Even football fans with wild imaginations would have struggled to conceive this match. Syria. A nation with no home to play in the midst of civil war, dealing with one of the worst humanitarian crises of recent times. Australia. An established continental power ever since it transferred its membership to the Asian Football Confederation.
Not many would have predicted the AFC’s pre-continental playoff to feature Syria and Australia. Yet, after an exciting Asian World Cup qualifying campaign, here we are. Syria vs Australia. Let that sink in for a moment.
Syria were never expected to challenge Iran and South Korea for the top two spots in AFC Group A. At most, people thought avoiding the wooden spoon in the group would be a great achievement. China had invested a huge amount of resources behind their national team. Uzbekistan had previous experience of such campaigns. Like China, Qatar too had tremendous state backing.
Somehow, through determination and perseverance, Syria ended above all of them to take third in the group. All this, while playing their “home” games in Malaysia, selecting players who barely played regular club football. To understand the full extent of their enormous difficulties, do take the time to read this fantastic piece on the BBC.

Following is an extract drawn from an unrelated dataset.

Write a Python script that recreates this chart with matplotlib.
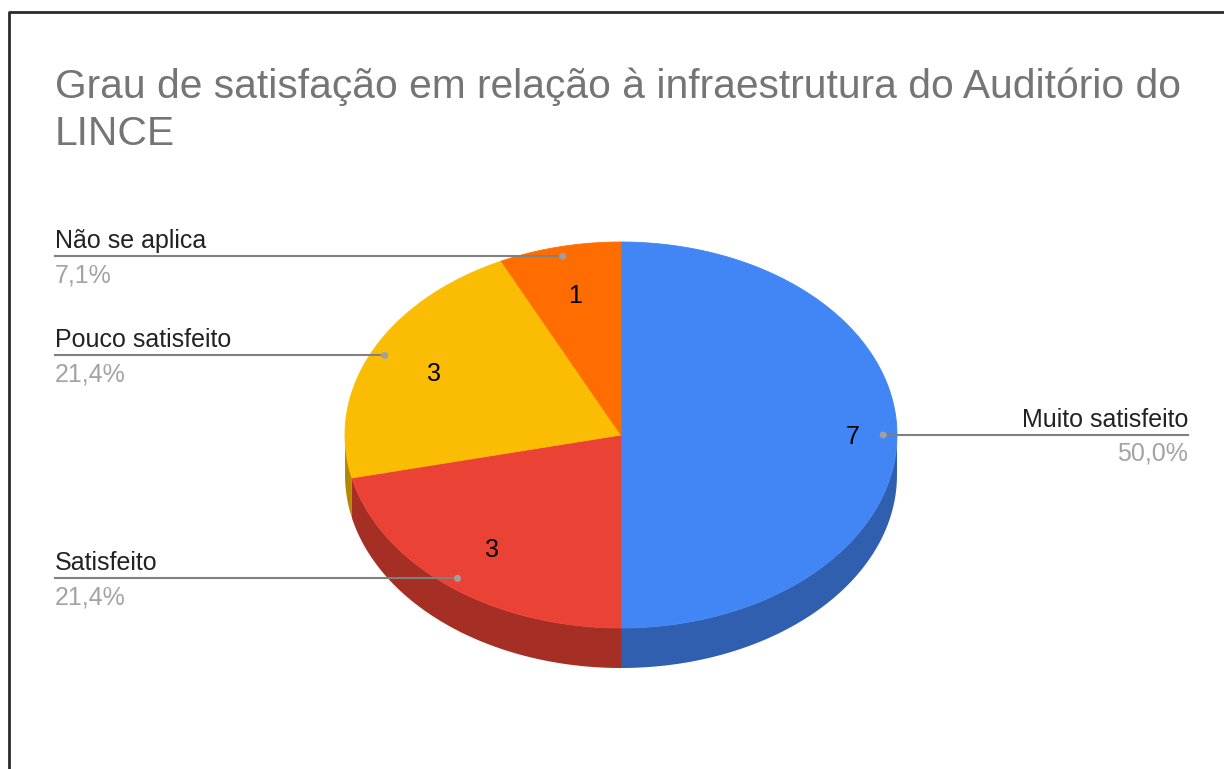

Australia on the other hand, are in crisis just for being here. How did they not qualify directly for the World Cup? Playoffs were meant to be a thing of the horrible past once Australia switched federations from Oceania to Asia. Qualifying in 2010 and 2014 was a mere formality. Winning the Asian Cup in 2015 was meant to fortify their dominance.
It has all turned out rather differently. The start was good with routine victories over Iraq and the U.A.E. Then came back-to-back draws against Japan at home and Saudi Arabia away. The dropped points meant the Aussies ceded ground to direct rivals. They were never able to make up the ground.
Listless draws followed against Thailand and Iraq (another nation with no home to play football). They barely scraped home victories against Thailand and Saudi Arabia, before being thoroughly outclassed in a 2-0 loss in Japan. The damage was done, the playoff being the solace.
Expectations and Pressure
The two teams have reached this stage through contrasting journeys. There is however, one factor that unites them ahead of this clash. Pressure.
It’s easy to say Syria are already winners for being here. That does an injustice to their actual football ability. Not to forget, the immense political ramifications of their success. While most Syrians are undoubtedly proud of the players, it hasn’t escaped many that the current government has used the team as an effective propaganda tool. Such heavy baggage poses an altogether different set of difficulties.
For the Green and Gold’s, it’s a question of pride. 2002 was the last time they didn’t qualify for a World Cup. Unlike the generation of Kewell and Viduka, this is not a particularly skilful vintage of Australian footballers. Nevertheless, like most Australian sportsmen, they don’t know when to give up. As the adage goes, an Australian team is never beaten on paper.
Despite their travails in the campaign up to this point, Australia come into this game as favourites. Aaron Mooy and Matthew Leckie have had excellent starts to the season for Huddersfield and Hertha Berlin respectively. Tom Rogic has the x-factor as seen in his performances for Celtic, while veteran Tim Cahill can still score important goals.
They have however struggled in South East Asia on their last few visits. They were overawed by the climate when visiting Thailand and a similar test awaits them in Malaysia.
Syria will definitely have an advantage considering their familiarity with the conditions. Relegating Syria’s chances to mere science and analytics however, is only half the story.
This is a team that won away in China and got a dramatic late equalizer in the reverse fixture. They beat Uzbekistan and Qatar at “home”, held South Korea to a draw and were the only team that were undefeated against group winners Iran. While every visitor capitulated in Tehran’s Azadi stadium, Syria went there for their last match and left with a 2-2 draw, (the only goals Iran conceded across 10 games) sealing their playoff place.
23-year old Omar Khribin is the key for Syria. On his shoulders lie his nation’s hopes. The Al Hilal striker has scored 25 goals in 32 games this year, including a hat trick last week in the Asian Champions League.
Between the ears and in the heart
Ultimately though, these two games are going to be about the intangibles. Perseverance, desire, mental toughness and determination will come to the fore.
There is an aspect however that may prevail above all else. It’s often said that romance is dead in football. As neutrals from far and wide tune into an AFC playoff for the first time on Thursday, we may yet end up witnessing a spectacle that rekindles our romance for the beautiful game.